Pierrick de Ronne, président de Biocoop
Pierrick de Ronne, président de Biocoop

« Les entreprises ont aussi des comptes à rendre à la société » assure Pierrick de Ronne, à la tête d’une entreprise qui a inscrit depuis longtemps la plupart de ces indicateurs dans ses statuts.
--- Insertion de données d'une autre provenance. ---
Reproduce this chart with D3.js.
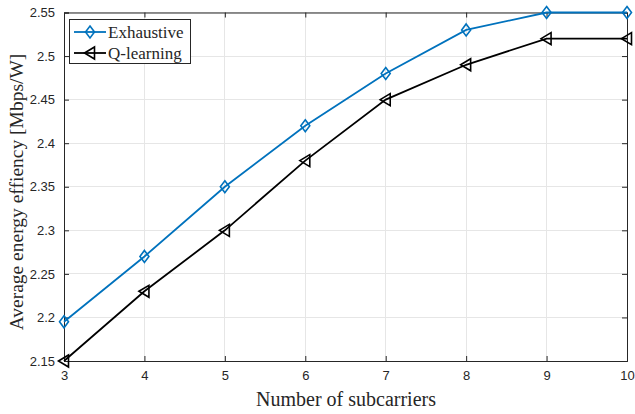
<!DOCTYPE html>
<html>
<head>
<meta charset="utf-8">
<script src="https://cdn.jsdelivr.net/npm/d3@7"></script>
<style>
  html, body { margin: 0; padding: 0; background: #fff; }
  svg { display: block; }
</style>
</head>
<body>
<svg id="chart" width="635" height="414"></svg>
<script>
// Number of subcarriers
const subcarriers = [3, 4, 5, 6, 7, 8, 9, 10];
// Average energy efficiency [Mbps/W]
const exhaustive = [2.195, 2.27, 2.35, 2.42, 2.48, 2.53, 2.55, 2.55];
const qLearning  = [2.15, 2.23, 2.30, 2.38, 2.45, 2.49, 2.52, 2.52];
const yTicks = [2.15, 2.2, 2.25, 2.3, 2.35, 2.4, 2.45, 2.5, 2.55];
const xTicks = [3, 4, 5, 6, 7, 8, 9, 10];
const seriesNames = ["Exhaustive", "Q-learning"];

const svg = d3.select("#chart");
const L = 64, R = 627, T = 12.5, B = 361;

const x = d3.scaleLinear().domain([3, 10]).range([L, R]);
const y = d3.scaleLinear().domain([2.15, 2.55]).range([B, T]);

const axisColor = "#262626";
const tickFont = "'Liberation Sans', Arial, sans-serif";
const serif = "'Liberation Serif', 'Times New Roman', serif";

// grid
const grid = svg.append("g");
grid.selectAll(".gx").data(xTicks).join("line")
  .attr("x1", d => x(d)).attr("x2", d => x(d)).attr("y1", T).attr("y2", B)
  .attr("stroke", "#e6e6e6").attr("stroke-width", 1).attr("shape-rendering", "crispEdges");
grid.selectAll(".gy").data(yTicks).join("line")
  .attr("x1", L).attr("x2", R).attr("y1", d => y(d)).attr("y2", d => y(d))
  .attr("stroke", "#e6e6e6").attr("stroke-width", 1).attr("shape-rendering", "crispEdges");

// axes
const xAxis = d3.axisBottom(x).tickValues(xTicks).tickSize(-5).tickPadding(10).tickFormat(d3.format("d"));
const yAxis = d3.axisLeft(y).tickValues(yTicks).tickSize(-5).tickPadding(9).tickFormat(d => String(+d.toFixed(2)));
const gx = svg.append("g").attr("transform", `translate(0,${B})`).call(xAxis);
const gy = svg.append("g").attr("transform", `translate(${L},0)`).call(yAxis);
// mirrored ticks on top/right
const gx2 = svg.append("g").attr("transform", `translate(0,${T})`).call(d3.axisTop(x).tickValues(xTicks).tickSize(-5).tickFormat(""));
const gy2 = svg.append("g").attr("transform", `translate(${R},0)`).call(d3.axisRight(y).tickValues(yTicks).tickSize(-5).tickFormat(""));
[gx, gy, gx2, gy2].forEach(g => {
  g.selectAll("path").attr("stroke", axisColor).attr("stroke-width", 1);
  g.selectAll("line").attr("stroke", axisColor).attr("stroke-width", 1);
  g.selectAll("text").attr("fill", axisColor).attr("font-family", tickFont).attr("font-size", 13);
});

// axis labels
svg.append("text").attr("x", (L + R) / 2 + 0.5).attr("y", 406).attr("text-anchor", "middle")
  .attr("font-family", serif).attr("font-size", 20).attr("fill", axisColor).text("Number of subcarriers");
svg.append("text").attr("transform", `translate(23,192) rotate(-90)`).attr("text-anchor", "middle")
  .attr("font-family", serif).attr("font-size", 19.5).attr("fill", axisColor).text("Average energy effiency [Mbps/W]");

const blue = "#0072BD", black = "#000000";
const line = vals => d3.line().x((d, i) => x(subcarriers[i])).y(d => y(d))(vals);

function diamond(g, cx, cy) {
  g.append("path").attr("d", `M${cx},${cy - 6}L${cx + 4.5},${cy}L${cx},${cy + 6}L${cx - 4.5},${cy}Z`)
    .attr("fill", "none").attr("stroke", blue).attr("stroke-width", 1.6);
}
function triLeft(g, cx, cy) {
  g.append("path").attr("d", `M${cx - 5.5},${cy}L${cx + 4.5},${cy - 6}L${cx + 4.5},${cy + 6}Z`)
    .attr("fill", "none").attr("stroke", black).attr("stroke-width", 1.6);
}

const plot = svg.append("g");
plot.append("path").attr("d", line(exhaustive)).attr("fill", "none").attr("stroke", blue).attr("stroke-width", 1.8);
plot.append("path").attr("d", line(qLearning)).attr("fill", "none").attr("stroke", black).attr("stroke-width", 1.8);
exhaustive.forEach((v, i) => diamond(plot, x(subcarriers[i]), y(v)));
qLearning.forEach((v, i) => triLeft(plot, x(subcarriers[i]), y(v)));

// legend
const lg = svg.append("g");
lg.append("rect").attr("x", 69.5).attr("y", 19.5).attr("width", 121).attr("height", 44)
  .attr("fill", "#fff").attr("stroke", axisColor).attr("stroke-width", 1);
const rows = [{ name: seriesNames[0], color: blue, mk: diamond, yy: 32 }, { name: seriesNames[1], color: black, mk: triLeft, yy: 53 }];
rows.forEach(r => {
  lg.append("line").attr("x1", 74).attr("x2", 106).attr("y1", r.yy).attr("y2", r.yy)
    .attr("stroke", r.color).attr("stroke-width", 1.8);
  r.mk(lg, 90, r.yy);
  lg.append("text").attr("x", 108).attr("y", r.yy + 5.5).attr("font-family", serif).attr("font-size", 17)
    .attr("fill", axisColor).text(r.name);
});
</script>
</body>
</html>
Chez Biocoop, autant de femmes que d’hommes siègent au conseil d’administration, l’écart des salaires est limité de 1 à 5 dans les magasins, 1 à 10 au niveau du groupe, aucune bouteille en plastique n’est mise en vente dans les rayons, aucune marchandise n’a été transportée par avion, 80% de l’offre est française et 15% est ultra locale, enfin la gouvernance est ouverte aux salariés à hauteur de 5% leur permettant ainsi de participer aux décisions et à la stratégie du groupe.

Peut-être sommes-nous moins fructueux quand la croissance est forte mais tellement plus résistants en temps de crise, se réjouit-il.
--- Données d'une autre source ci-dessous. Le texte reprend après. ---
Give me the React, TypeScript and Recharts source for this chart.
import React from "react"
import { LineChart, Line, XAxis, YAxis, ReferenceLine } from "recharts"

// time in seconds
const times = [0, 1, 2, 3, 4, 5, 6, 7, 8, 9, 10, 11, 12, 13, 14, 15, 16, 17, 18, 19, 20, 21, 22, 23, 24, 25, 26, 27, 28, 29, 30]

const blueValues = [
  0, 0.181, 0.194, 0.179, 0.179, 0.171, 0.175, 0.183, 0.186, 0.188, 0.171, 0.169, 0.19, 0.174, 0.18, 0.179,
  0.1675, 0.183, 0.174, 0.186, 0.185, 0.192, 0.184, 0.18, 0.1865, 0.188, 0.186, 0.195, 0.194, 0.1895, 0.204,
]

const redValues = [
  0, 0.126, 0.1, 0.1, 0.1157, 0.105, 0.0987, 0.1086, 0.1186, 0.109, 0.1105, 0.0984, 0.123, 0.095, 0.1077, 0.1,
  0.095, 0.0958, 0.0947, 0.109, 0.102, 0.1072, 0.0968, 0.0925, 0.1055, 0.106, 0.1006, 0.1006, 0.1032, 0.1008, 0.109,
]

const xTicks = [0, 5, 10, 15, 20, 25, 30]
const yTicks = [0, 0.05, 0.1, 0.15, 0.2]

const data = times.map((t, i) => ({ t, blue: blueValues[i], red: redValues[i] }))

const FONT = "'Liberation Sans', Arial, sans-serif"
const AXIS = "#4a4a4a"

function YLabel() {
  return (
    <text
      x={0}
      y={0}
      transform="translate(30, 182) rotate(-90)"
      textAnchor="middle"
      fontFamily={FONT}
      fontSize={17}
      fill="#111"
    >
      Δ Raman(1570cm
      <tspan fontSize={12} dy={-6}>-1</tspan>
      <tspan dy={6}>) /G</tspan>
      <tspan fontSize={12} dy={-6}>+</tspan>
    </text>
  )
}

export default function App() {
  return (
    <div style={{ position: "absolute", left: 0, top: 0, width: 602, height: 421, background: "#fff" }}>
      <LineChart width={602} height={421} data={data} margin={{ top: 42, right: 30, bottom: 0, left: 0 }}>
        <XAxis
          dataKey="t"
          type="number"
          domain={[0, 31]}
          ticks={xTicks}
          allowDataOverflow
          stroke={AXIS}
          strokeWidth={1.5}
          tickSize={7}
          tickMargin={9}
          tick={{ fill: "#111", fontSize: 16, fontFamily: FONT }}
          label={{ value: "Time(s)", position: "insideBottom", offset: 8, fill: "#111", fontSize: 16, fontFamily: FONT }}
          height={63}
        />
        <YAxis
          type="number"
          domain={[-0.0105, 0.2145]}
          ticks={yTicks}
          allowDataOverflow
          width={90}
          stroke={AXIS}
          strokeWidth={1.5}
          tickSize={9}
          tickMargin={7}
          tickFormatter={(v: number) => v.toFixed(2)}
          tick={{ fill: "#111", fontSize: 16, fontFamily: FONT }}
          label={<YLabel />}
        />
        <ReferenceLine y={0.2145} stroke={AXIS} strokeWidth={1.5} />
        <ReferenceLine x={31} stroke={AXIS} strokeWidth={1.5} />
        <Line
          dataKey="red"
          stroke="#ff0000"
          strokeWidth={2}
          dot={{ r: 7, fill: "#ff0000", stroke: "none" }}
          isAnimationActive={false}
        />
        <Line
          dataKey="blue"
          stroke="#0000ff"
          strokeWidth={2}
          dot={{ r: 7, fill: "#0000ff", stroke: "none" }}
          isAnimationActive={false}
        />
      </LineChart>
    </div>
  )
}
Pendant le confinement, Biocoop a enregistré 25% de chiffre d’affaires supplémentaire qu’elle va redistribuer pour partie en primes à ses salariés exposés aux risques, une autre partie sera injectée dans la société d’investissement du groupe Défibio qui aide aux financements de projets éthiques.

Le pari de la transition

Toute la jeune génération est en quête de sens assure-t-on chez Phenix, où l’on tient le pari que le mouvement de transition va s’accélérer. Son co-fondateur, Jean Moreau, a fait de la lutte contre le gaspillage alimentaire son métier. Phenix est une plateforme web et une application qui gère la fin de vie des invendus. Ils sont récupérés auprès des grandes surfaces et des restaurants pour être proposés à prix cassés aux particuliers, ce qui ne trouve pas preneurs est ensuite donné aux associations caritatives. 120 000 repas sont ainsi chaque jour sauvés de la poubelle. Crée en 2014, Phenix a pu en 5 ans ouvrir 20 antennes régionales. Entreprise sociale construite sur un modèle autonome, Phenix affiche 15 millions d’euros de chiffre d’affaires et emploie 160 salariés.

Jean Moreau, co-fondateur de Phenix ( 2nd en partant de la droite )
Les équipes Phenix accompagnent les magasins dans leur démarche anti-gaspi

La période de confinement avec la fermeture des restaurants et la baisse de consommation n’a pas été une période simple à gérer. « C’est là que l’on a pu tester la résilience de notre entreprise » explique Jean Moreau. Comme toute entreprise à impact social, Phenix inclue ses salariés dans ses prises de décisions : « Ils ont souhaité par exemple que la chaîne de solidarité envers les associations caritatives soit prise à nos frais ou encore que l’application soit gratuite pour les restaurateurs qui se retrouvaient avec toutes leurs marchandises sur les bras. » Conséquences directes : une partie des salariés a dû être mise au chômage partiel et le plan de développement de l’entreprise est gelé pour cette année.

On sait que cela prendra un peu de temps pour se relancer mais nous avons confiance, notre modèle est résistant, nous sommes dans le sens de l’histoire, assure Jean Moreau.